◆ **Rows**
— Start —
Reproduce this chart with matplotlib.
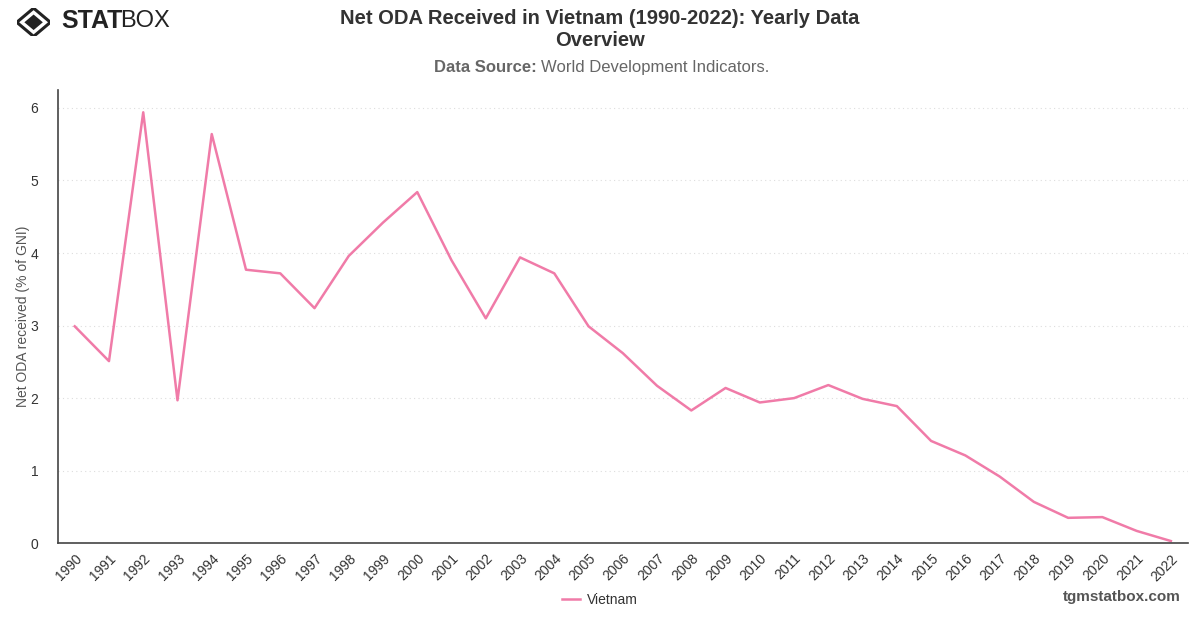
— End —
— Start —
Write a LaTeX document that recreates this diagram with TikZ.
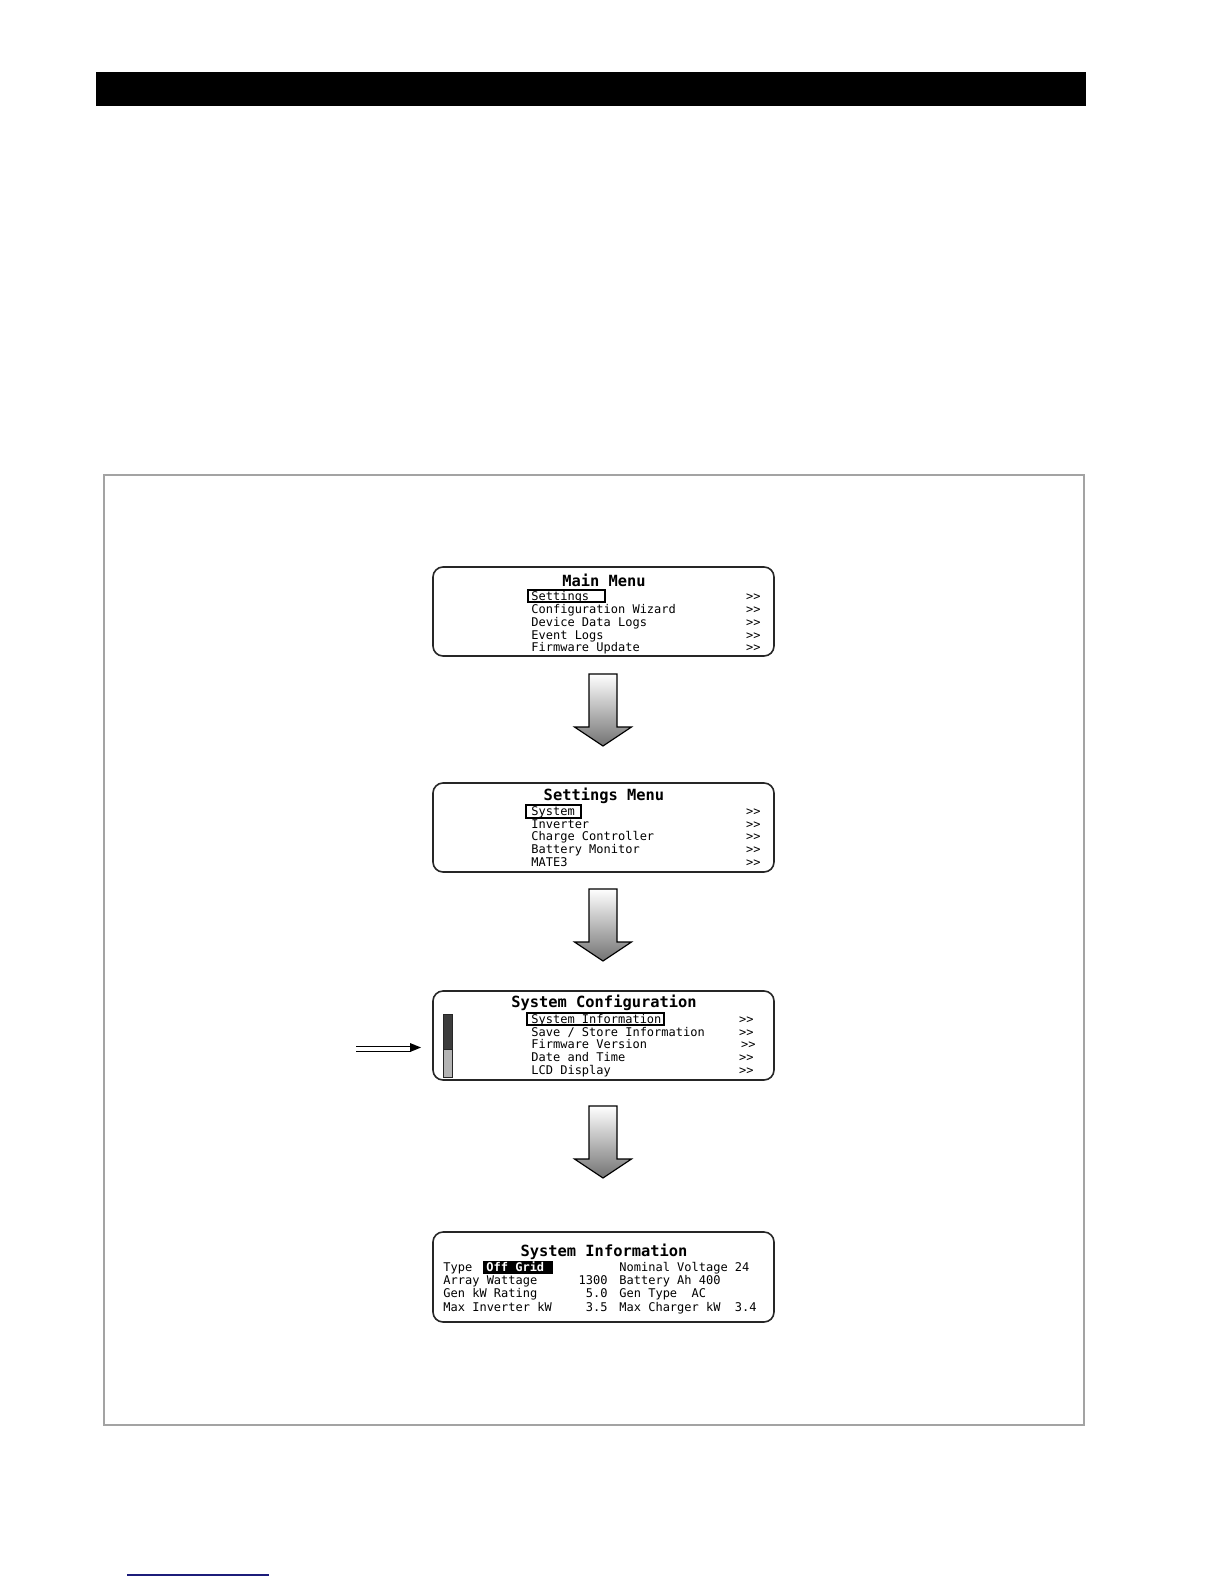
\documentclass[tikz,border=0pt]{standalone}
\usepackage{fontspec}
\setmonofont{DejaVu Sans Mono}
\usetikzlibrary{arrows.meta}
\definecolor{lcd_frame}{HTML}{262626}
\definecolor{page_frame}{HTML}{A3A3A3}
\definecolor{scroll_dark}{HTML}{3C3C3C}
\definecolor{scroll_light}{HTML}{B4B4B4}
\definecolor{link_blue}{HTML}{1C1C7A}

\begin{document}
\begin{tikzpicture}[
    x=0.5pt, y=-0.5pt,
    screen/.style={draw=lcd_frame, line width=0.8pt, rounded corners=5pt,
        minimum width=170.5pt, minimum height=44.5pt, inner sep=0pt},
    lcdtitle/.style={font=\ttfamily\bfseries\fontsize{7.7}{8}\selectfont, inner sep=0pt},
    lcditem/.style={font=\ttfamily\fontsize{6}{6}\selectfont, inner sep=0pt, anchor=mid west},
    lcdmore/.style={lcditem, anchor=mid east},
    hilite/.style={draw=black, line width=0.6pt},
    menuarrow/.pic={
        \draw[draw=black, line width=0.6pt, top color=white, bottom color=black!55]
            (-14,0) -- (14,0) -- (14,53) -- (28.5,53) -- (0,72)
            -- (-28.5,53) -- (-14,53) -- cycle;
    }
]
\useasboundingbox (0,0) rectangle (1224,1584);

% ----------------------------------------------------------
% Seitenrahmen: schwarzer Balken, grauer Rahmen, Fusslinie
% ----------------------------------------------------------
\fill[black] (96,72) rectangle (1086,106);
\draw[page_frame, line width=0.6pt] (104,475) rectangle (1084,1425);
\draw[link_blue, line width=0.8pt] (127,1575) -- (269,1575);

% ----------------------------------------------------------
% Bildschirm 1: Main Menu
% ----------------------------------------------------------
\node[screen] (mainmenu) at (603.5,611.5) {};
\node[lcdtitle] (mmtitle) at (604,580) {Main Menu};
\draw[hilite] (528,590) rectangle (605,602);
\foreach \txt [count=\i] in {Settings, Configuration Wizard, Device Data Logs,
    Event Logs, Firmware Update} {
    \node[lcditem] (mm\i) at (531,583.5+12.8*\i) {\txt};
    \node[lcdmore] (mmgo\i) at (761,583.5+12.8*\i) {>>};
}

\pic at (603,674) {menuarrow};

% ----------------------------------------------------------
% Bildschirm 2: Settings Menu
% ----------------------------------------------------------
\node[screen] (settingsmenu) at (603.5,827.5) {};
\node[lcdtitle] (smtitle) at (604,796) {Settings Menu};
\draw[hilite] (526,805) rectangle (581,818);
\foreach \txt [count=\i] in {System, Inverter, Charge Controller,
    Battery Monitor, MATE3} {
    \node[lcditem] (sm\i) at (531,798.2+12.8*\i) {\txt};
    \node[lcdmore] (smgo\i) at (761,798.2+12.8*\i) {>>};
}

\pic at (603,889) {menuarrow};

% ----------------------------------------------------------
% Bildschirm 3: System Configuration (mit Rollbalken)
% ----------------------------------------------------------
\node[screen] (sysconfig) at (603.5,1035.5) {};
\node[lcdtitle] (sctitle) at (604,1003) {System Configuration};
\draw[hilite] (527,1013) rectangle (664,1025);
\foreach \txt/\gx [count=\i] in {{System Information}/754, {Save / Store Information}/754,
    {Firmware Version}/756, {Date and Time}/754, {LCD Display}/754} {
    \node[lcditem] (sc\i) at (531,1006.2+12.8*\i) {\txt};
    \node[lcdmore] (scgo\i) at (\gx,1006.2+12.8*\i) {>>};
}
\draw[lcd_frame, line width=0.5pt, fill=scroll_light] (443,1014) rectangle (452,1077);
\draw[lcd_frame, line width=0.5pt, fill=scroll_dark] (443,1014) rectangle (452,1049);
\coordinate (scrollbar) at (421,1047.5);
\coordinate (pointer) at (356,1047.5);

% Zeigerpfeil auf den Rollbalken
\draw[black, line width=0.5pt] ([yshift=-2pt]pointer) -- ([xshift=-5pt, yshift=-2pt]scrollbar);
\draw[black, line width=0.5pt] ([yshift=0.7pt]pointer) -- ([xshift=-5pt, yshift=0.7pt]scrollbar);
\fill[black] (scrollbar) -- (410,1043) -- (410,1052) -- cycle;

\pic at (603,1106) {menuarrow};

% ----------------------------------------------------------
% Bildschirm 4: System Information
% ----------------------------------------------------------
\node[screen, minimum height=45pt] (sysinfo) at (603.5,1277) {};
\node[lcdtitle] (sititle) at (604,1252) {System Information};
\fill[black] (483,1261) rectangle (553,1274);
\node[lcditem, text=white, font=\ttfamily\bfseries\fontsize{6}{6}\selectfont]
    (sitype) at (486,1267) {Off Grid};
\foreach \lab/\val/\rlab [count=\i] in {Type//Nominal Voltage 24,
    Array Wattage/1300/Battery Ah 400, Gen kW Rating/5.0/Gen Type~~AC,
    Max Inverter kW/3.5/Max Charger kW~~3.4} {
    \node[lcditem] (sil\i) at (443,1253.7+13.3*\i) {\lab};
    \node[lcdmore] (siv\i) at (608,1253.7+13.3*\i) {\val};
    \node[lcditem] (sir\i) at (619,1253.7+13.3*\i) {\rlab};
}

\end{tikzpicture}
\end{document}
— End —
— Start —
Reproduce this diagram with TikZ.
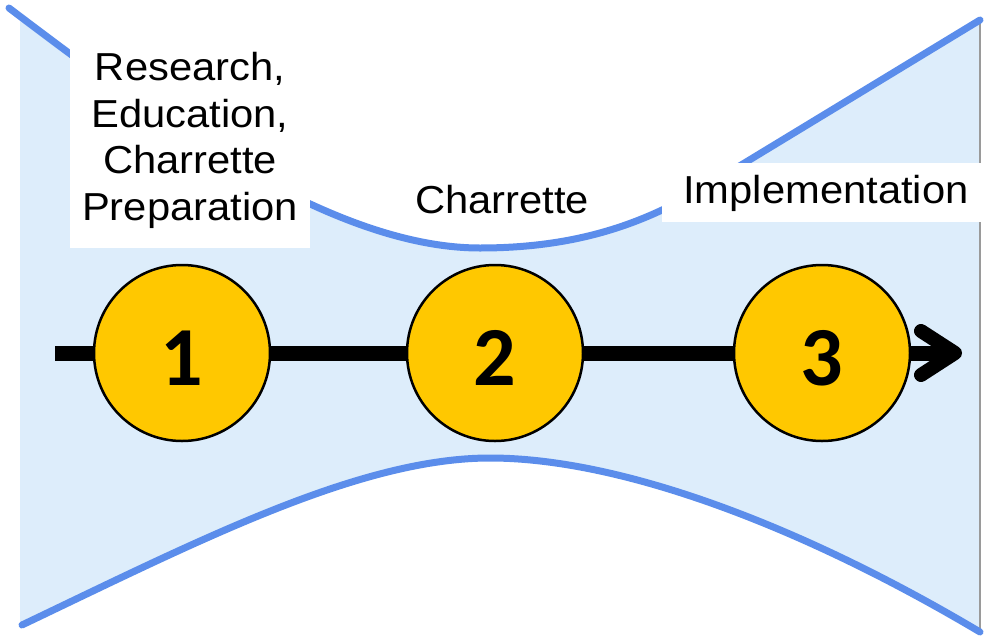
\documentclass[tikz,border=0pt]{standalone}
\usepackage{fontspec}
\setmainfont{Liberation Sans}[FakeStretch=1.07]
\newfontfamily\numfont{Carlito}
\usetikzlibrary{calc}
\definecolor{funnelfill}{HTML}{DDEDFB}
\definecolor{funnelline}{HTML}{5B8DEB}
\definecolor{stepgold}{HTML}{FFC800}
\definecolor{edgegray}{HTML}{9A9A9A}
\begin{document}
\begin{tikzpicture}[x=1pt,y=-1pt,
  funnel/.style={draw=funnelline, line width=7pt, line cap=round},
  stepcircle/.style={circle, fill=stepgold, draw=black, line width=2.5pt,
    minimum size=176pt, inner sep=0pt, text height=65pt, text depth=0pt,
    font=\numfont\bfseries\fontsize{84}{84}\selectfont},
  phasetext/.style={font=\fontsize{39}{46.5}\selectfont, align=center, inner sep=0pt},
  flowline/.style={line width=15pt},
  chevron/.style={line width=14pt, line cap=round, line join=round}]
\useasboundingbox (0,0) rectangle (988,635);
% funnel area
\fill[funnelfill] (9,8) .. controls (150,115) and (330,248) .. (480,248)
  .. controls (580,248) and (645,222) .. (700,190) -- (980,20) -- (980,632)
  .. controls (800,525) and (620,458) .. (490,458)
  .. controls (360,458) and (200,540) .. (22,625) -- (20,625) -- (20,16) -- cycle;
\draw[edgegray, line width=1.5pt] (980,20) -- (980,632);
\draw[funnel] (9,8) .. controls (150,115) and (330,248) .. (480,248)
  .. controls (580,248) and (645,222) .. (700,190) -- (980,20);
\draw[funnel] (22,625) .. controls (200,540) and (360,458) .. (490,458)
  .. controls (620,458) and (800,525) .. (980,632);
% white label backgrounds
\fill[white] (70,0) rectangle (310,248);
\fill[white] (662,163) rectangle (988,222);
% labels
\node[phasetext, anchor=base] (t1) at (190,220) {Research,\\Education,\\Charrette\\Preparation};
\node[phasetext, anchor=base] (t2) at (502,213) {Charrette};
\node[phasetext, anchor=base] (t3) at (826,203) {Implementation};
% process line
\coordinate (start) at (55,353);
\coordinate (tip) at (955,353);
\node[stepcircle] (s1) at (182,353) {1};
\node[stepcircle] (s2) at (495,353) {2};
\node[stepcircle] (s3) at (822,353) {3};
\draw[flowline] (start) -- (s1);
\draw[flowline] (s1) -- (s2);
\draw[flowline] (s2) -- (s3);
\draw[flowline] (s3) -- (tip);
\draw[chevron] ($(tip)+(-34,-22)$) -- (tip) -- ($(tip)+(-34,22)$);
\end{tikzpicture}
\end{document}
— End —
◆ **Work instructions**
From the listing above, copy out each line where the word "with" appears.

◆ **Result below**
Reproduce this chart with matplotlib.
Write a LaTeX document that recreates this diagram with TikZ.
Reproduce this diagram with TikZ.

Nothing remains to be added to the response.